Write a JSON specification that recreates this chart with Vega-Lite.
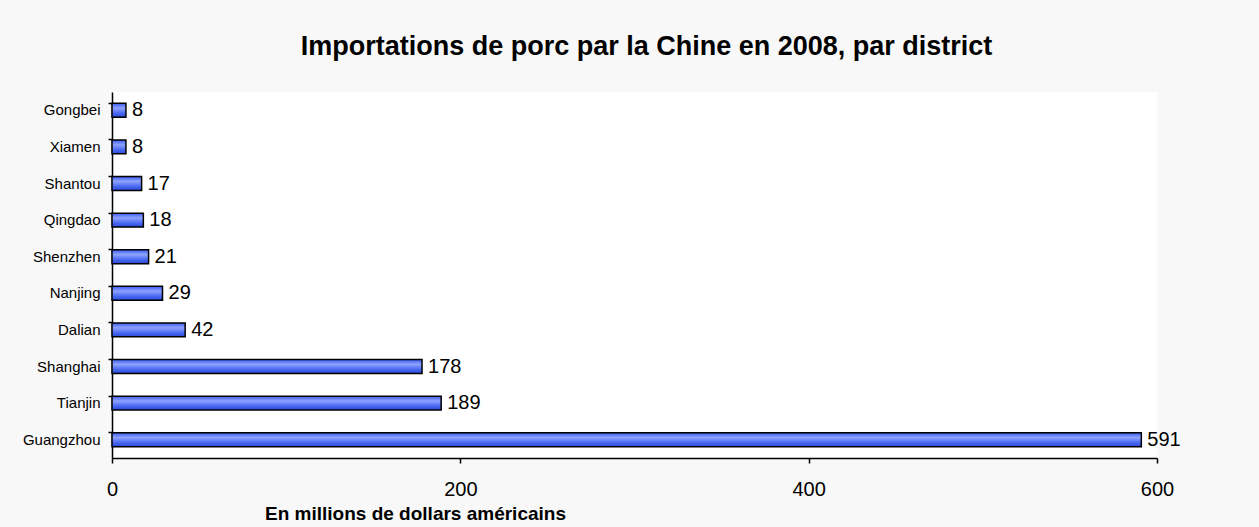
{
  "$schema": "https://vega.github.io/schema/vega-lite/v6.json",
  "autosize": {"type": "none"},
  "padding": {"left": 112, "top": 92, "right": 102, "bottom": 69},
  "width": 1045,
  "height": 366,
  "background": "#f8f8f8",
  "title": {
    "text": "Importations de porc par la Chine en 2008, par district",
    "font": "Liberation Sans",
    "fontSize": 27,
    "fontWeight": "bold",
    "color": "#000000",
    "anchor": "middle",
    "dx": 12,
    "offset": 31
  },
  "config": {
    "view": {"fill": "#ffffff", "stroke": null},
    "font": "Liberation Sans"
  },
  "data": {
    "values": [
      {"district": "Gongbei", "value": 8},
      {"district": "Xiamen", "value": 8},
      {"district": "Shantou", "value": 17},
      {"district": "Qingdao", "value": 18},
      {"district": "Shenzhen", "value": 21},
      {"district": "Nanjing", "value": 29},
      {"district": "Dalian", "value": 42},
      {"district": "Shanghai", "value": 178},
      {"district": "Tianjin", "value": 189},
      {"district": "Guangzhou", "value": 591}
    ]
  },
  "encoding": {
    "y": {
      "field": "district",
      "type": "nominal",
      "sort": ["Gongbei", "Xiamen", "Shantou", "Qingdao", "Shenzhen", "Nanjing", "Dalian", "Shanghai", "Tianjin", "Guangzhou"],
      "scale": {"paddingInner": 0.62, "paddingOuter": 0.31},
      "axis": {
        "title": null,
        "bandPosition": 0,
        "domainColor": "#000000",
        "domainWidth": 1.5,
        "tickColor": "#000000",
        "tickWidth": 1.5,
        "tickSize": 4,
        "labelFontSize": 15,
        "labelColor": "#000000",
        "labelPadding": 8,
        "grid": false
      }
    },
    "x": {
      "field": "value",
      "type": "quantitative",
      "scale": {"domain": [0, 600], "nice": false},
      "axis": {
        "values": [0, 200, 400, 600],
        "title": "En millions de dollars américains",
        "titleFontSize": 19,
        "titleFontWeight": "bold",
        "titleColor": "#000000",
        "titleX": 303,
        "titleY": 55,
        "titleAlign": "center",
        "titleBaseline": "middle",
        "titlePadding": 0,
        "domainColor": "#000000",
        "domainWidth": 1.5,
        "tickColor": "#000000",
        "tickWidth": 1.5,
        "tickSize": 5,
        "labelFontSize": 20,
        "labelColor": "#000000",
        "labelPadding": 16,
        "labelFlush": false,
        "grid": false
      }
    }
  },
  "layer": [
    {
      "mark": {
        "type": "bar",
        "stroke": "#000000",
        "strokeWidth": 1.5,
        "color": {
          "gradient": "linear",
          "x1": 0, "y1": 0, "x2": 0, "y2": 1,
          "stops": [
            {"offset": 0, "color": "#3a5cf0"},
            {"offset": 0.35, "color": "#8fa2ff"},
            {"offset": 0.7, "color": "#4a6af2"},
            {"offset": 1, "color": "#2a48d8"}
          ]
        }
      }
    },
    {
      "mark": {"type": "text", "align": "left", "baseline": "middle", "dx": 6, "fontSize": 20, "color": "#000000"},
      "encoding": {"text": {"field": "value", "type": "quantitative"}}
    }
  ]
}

▶ _Exercise directions_
Without including any picture, repeat the data exactly.

▶ _Response for this exercise_
Write a JSON specification that recreates this chart with Vega-Lite.
{
  "$schema": "https://vega.github.io/schema/vega-lite/v6.json",
  "autosize": {"type": "none"},
  "padding": {"left": 112, "top": 92, "right": 102, "bottom": 69},
  "width": 1045,
  "height": 366,
  "background": "#f8f8f8",
  "title": {
    "text": "Importations de porc par la Chine en 2008, par district",
    "font": "Liberation Sans",
    "fontSize": 27,
    "fontWeight": "bold",
    "color": "#000000",
    "anchor": "middle",
    "dx": 12,
    "offset": 31
  },
  "config": {
    "view": {"fill": "#ffffff", "stroke": null},
    "font": "Liberation Sans"
  },
  "data": {
    "values": [
      {"district": "Gongbei", "value": 8},
      {"district": "Xiamen", "value": 8},
      {"district": "Shantou", "value": 17},
      {"district": "Qingdao", "value": 18},
      {"district": "Shenzhen", "value": 21},
      {"district": "Nanjing", "value": 29},
      {"district": "Dalian", "value": 42},
      {"district": "Shanghai", "value": 178},
      {"district": "Tianjin", "value": 189},
      {"district": "Guangzhou", "value": 591}
    ]
  },
  "encoding": {
    "y": {
      "field": "district",
      "type": "nominal",
      "sort": ["Gongbei", "Xiamen", "Shantou", "Qingdao", "Shenzhen", "Nanjing", "Dalian", "Shanghai", "Tianjin", "Guangzhou"],
      "scale": {"paddingInner": 0.62, "paddingOuter": 0.31},
      "axis": {
        "title": null,
        "bandPosition": 0,
        "domainColor": "#000000",
        "domainWidth": 1.5,
        "tickColor": "#000000",
        "tickWidth": 1.5,
        "tickSize": 4,
        "labelFontSize": 15,
        "labelColor": "#000000",
        "labelPadding": 8,
        "grid": false
      }
    },
    "x": {
      "field": "value",
      "type": "quantitative",
      "scale": {"domain": [0, 600], "nice": false},
      "axis": {
        "values": [0, 200, 400, 600],
        "title": "En millions de dollars américains",
        "titleFontSize": 19,
        "titleFontWeight": "bold",
        "titleColor": "#000000",
        "titleX": 303,
        "titleY": 55,
        "titleAlign": "center",
        "titleBaseline": "middle",
        "titlePadding": 0,
        "domainColor": "#000000",
        "domainWidth": 1.5,
        "tickColor": "#000000",
        "tickWidth": 1.5,
        "tickSize": 5,
        "labelFontSize": 20,
        "labelColor": "#000000",
        "labelPadding": 16,
        "labelFlush": false,
        "grid": false
      }
    }
  },
  "layer": [
    {
      "mark": {
        "type": "bar",
        "stroke": "#000000",
        "strokeWidth": 1.5,
        "color": {
          "gradient": "linear",
          "x1": 0, "y1": 0, "x2": 0, "y2": 1,
          "stops": [
            {"offset": 0, "color": "#3a5cf0"},
            {"offset": 0.35, "color": "#8fa2ff"},
            {"offset": 0.7, "color": "#4a6af2"},
            {"offset": 1, "color": "#2a48d8"}
          ]
        }
      }
    },
    {
      "mark": {"type": "text", "align": "left", "baseline": "middle", "dx": 6, "fontSize": 20, "color": "#000000"},
      "encoding": {"text": {"field": "value", "type": "quantitative"}}
    }
  ]
}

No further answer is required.